### GIVEN DATA
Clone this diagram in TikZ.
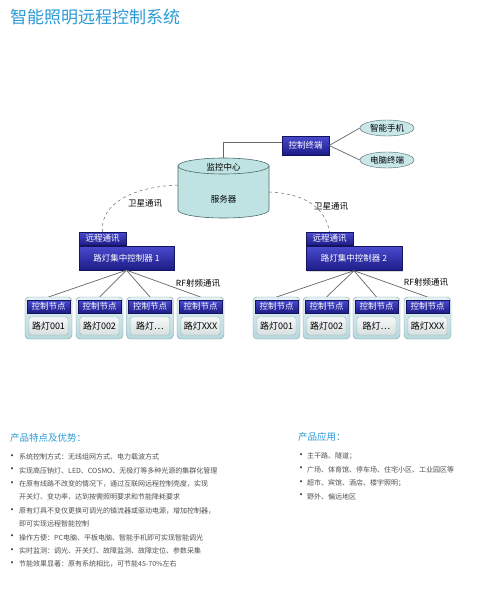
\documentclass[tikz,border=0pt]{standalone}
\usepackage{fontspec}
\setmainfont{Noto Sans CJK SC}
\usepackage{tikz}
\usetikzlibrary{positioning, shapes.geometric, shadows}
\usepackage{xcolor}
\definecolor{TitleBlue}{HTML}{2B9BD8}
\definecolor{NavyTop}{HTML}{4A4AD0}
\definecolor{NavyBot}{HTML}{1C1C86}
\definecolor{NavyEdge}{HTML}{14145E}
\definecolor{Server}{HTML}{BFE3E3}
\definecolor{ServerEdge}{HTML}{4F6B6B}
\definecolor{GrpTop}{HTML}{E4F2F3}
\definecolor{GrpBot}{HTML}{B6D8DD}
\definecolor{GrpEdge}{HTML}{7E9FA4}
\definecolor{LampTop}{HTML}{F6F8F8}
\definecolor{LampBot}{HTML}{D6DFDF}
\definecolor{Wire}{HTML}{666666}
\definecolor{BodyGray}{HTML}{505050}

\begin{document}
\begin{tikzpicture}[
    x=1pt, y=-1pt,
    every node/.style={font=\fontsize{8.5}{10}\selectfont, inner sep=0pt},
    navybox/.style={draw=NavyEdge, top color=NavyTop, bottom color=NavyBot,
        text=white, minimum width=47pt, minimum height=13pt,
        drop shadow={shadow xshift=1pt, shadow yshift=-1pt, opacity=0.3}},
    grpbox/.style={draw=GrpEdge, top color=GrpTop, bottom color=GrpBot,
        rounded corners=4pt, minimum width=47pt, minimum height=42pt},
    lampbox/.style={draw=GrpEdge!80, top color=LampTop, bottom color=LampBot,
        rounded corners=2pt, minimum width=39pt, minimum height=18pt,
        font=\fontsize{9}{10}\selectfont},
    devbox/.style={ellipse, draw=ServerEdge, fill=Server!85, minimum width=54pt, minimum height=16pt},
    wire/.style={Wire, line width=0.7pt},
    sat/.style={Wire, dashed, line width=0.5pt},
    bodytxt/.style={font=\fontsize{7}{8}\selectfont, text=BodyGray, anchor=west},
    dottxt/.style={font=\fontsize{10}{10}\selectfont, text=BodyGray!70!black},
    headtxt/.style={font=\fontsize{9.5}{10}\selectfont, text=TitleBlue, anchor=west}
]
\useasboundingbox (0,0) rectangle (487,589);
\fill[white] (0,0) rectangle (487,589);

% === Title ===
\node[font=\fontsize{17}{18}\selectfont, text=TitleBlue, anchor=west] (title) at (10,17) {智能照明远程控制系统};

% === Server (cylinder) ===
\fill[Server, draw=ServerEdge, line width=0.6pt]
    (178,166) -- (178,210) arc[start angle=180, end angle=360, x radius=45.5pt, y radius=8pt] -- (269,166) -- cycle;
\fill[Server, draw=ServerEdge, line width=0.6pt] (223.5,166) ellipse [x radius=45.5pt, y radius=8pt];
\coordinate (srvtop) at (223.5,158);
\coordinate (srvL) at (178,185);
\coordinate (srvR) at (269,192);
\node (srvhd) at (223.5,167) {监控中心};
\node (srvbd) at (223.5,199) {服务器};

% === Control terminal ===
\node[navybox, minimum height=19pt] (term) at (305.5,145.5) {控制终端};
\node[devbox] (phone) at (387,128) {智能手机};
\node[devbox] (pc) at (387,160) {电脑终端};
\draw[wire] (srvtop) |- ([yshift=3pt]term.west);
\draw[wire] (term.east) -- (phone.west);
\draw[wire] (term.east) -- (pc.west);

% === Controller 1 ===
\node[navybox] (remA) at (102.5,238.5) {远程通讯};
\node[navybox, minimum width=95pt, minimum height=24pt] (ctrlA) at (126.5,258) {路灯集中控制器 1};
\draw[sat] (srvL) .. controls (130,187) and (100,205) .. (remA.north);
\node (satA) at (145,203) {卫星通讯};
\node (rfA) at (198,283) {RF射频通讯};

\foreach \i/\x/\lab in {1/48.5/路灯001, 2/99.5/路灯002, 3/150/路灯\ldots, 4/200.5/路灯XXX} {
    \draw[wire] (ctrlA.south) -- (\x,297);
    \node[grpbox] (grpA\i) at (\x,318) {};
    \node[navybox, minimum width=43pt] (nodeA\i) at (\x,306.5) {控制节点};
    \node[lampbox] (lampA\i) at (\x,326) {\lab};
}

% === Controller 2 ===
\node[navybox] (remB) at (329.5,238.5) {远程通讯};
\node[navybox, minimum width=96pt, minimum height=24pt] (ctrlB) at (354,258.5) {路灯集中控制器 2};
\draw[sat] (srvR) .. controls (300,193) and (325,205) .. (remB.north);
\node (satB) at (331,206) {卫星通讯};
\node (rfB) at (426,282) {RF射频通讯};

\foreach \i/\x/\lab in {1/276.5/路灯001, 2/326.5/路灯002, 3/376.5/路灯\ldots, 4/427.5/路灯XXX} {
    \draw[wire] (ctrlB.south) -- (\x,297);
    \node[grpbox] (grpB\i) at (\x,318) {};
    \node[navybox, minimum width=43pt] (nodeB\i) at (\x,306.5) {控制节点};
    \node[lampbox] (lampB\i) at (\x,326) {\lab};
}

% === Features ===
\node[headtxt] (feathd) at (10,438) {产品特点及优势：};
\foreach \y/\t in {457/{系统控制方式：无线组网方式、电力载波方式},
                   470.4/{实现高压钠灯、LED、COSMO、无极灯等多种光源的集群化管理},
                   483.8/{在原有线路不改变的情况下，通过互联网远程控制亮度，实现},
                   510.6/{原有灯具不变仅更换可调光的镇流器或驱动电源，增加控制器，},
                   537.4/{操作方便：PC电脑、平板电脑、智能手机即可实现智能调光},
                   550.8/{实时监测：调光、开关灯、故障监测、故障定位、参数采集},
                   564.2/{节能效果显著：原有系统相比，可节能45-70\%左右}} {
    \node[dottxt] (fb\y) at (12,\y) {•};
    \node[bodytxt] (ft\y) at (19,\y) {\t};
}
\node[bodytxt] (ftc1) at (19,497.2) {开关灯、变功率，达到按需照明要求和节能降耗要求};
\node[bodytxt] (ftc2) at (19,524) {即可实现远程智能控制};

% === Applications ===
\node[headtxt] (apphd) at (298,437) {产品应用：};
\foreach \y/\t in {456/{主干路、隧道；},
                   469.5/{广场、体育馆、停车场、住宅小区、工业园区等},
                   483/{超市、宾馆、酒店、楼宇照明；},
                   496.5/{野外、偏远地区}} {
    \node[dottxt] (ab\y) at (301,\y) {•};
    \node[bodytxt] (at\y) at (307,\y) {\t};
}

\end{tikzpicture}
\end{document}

### SET TASK
Omit every picture, then reproduce the rest of the listing exactly.

### ANSWER TO THE PROBLEM
Clone this diagram in TikZ.
\documentclass[tikz,border=0pt]{standalone}
\usepackage{fontspec}
\setmainfont{Noto Sans CJK SC}
\usepackage{tikz}
\usetikzlibrary{positioning, shapes.geometric, shadows}
\usepackage{xcolor}
\definecolor{TitleBlue}{HTML}{2B9BD8}
\definecolor{NavyTop}{HTML}{4A4AD0}
\definecolor{NavyBot}{HTML}{1C1C86}
\definecolor{NavyEdge}{HTML}{14145E}
\definecolor{Server}{HTML}{BFE3E3}
\definecolor{ServerEdge}{HTML}{4F6B6B}
\definecolor{GrpTop}{HTML}{E4F2F3}
\definecolor{GrpBot}{HTML}{B6D8DD}
\definecolor{GrpEdge}{HTML}{7E9FA4}
\definecolor{LampTop}{HTML}{F6F8F8}
\definecolor{LampBot}{HTML}{D6DFDF}
\definecolor{Wire}{HTML}{666666}
\definecolor{BodyGray}{HTML}{505050}

\begin{document}
\begin{tikzpicture}[
    x=1pt, y=-1pt,
    every node/.style={font=\fontsize{8.5}{10}\selectfont, inner sep=0pt},
    navybox/.style={draw=NavyEdge, top color=NavyTop, bottom color=NavyBot,
        text=white, minimum width=47pt, minimum height=13pt,
        drop shadow={shadow xshift=1pt, shadow yshift=-1pt, opacity=0.3}},
    grpbox/.style={draw=GrpEdge, top color=GrpTop, bottom color=GrpBot,
        rounded corners=4pt, minimum width=47pt, minimum height=42pt},
    lampbox/.style={draw=GrpEdge!80, top color=LampTop, bottom color=LampBot,
        rounded corners=2pt, minimum width=39pt, minimum height=18pt,
        font=\fontsize{9}{10}\selectfont},
    devbox/.style={ellipse, draw=ServerEdge, fill=Server!85, minimum width=54pt, minimum height=16pt},
    wire/.style={Wire, line width=0.7pt},
    sat/.style={Wire, dashed, line width=0.5pt},
    bodytxt/.style={font=\fontsize{7}{8}\selectfont, text=BodyGray, anchor=west},
    dottxt/.style={font=\fontsize{10}{10}\selectfont, text=BodyGray!70!black},
    headtxt/.style={font=\fontsize{9.5}{10}\selectfont, text=TitleBlue, anchor=west}
]
\useasboundingbox (0,0) rectangle (487,589);
\fill[white] (0,0) rectangle (487,589);

% === Title ===
\node[font=\fontsize{17}{18}\selectfont, text=TitleBlue, anchor=west] (title) at (10,17) {智能照明远程控制系统};

% === Server (cylinder) ===
\fill[Server, draw=ServerEdge, line width=0.6pt]
    (178,166) -- (178,210) arc[start angle=180, end angle=360, x radius=45.5pt, y radius=8pt] -- (269,166) -- cycle;
\fill[Server, draw=ServerEdge, line width=0.6pt] (223.5,166) ellipse [x radius=45.5pt, y radius=8pt];
\coordinate (srvtop) at (223.5,158);
\coordinate (srvL) at (178,185);
\coordinate (srvR) at (269,192);
\node (srvhd) at (223.5,167) {监控中心};
\node (srvbd) at (223.5,199) {服务器};

% === Control terminal ===
\node[navybox, minimum height=19pt] (term) at (305.5,145.5) {控制终端};
\node[devbox] (phone) at (387,128) {智能手机};
\node[devbox] (pc) at (387,160) {电脑终端};
\draw[wire] (srvtop) |- ([yshift=3pt]term.west);
\draw[wire] (term.east) -- (phone.west);
\draw[wire] (term.east) -- (pc.west);

% === Controller 1 ===
\node[navybox] (remA) at (102.5,238.5) {远程通讯};
\node[navybox, minimum width=95pt, minimum height=24pt] (ctrlA) at (126.5,258) {路灯集中控制器 1};
\draw[sat] (srvL) .. controls (130,187) and (100,205) .. (remA.north);
\node (satA) at (145,203) {卫星通讯};
\node (rfA) at (198,283) {RF射频通讯};

\foreach \i/\x/\lab in {1/48.5/路灯001, 2/99.5/路灯002, 3/150/路灯\ldots, 4/200.5/路灯XXX} {
    \draw[wire] (ctrlA.south) -- (\x,297);
    \node[grpbox] (grpA\i) at (\x,318) {};
    \node[navybox, minimum width=43pt] (nodeA\i) at (\x,306.5) {控制节点};
    \node[lampbox] (lampA\i) at (\x,326) {\lab};
}

% === Controller 2 ===
\node[navybox] (remB) at (329.5,238.5) {远程通讯};
\node[navybox, minimum width=96pt, minimum height=24pt] (ctrlB) at (354,258.5) {路灯集中控制器 2};
\draw[sat] (srvR) .. controls (300,193) and (325,205) .. (remB.north);
\node (satB) at (331,206) {卫星通讯};
\node (rfB) at (426,282) {RF射频通讯};

\foreach \i/\x/\lab in {1/276.5/路灯001, 2/326.5/路灯002, 3/376.5/路灯\ldots, 4/427.5/路灯XXX} {
    \draw[wire] (ctrlB.south) -- (\x,297);
    \node[grpbox] (grpB\i) at (\x,318) {};
    \node[navybox, minimum width=43pt] (nodeB\i) at (\x,306.5) {控制节点};
    \node[lampbox] (lampB\i) at (\x,326) {\lab};
}

% === Features ===
\node[headtxt] (feathd) at (10,438) {产品特点及优势：};
\foreach \y/\t in {457/{系统控制方式：无线组网方式、电力载波方式},
                   470.4/{实现高压钠灯、LED、COSMO、无极灯等多种光源的集群化管理},
                   483.8/{在原有线路不改变的情况下，通过互联网远程控制亮度，实现},
                   510.6/{原有灯具不变仅更换可调光的镇流器或驱动电源，增加控制器，},
                   537.4/{操作方便：PC电脑、平板电脑、智能手机即可实现智能调光},
                   550.8/{实时监测：调光、开关灯、故障监测、故障定位、参数采集},
                   564.2/{节能效果显著：原有系统相比，可节能45-70\%左右}} {
    \node[dottxt] (fb\y) at (12,\y) {•};
    \node[bodytxt] (ft\y) at (19,\y) {\t};
}
\node[bodytxt] (ftc1) at (19,497.2) {开关灯、变功率，达到按需照明要求和节能降耗要求};
\node[bodytxt] (ftc2) at (19,524) {即可实现远程智能控制};

% === Applications ===
\node[headtxt] (apphd) at (298,437) {产品应用：};
\foreach \y/\t in {456/{主干路、隧道；},
                   469.5/{广场、体育馆、停车场、住宅小区、工业园区等},
                   483/{超市、宾馆、酒店、楼宇照明；},
                   496.5/{野外、偏远地区}} {
    \node[dottxt] (ab\y) at (301,\y) {•};
    \node[bodytxt] (at\y) at (307,\y) {\t};
}

\end{tikzpicture}
\end{document}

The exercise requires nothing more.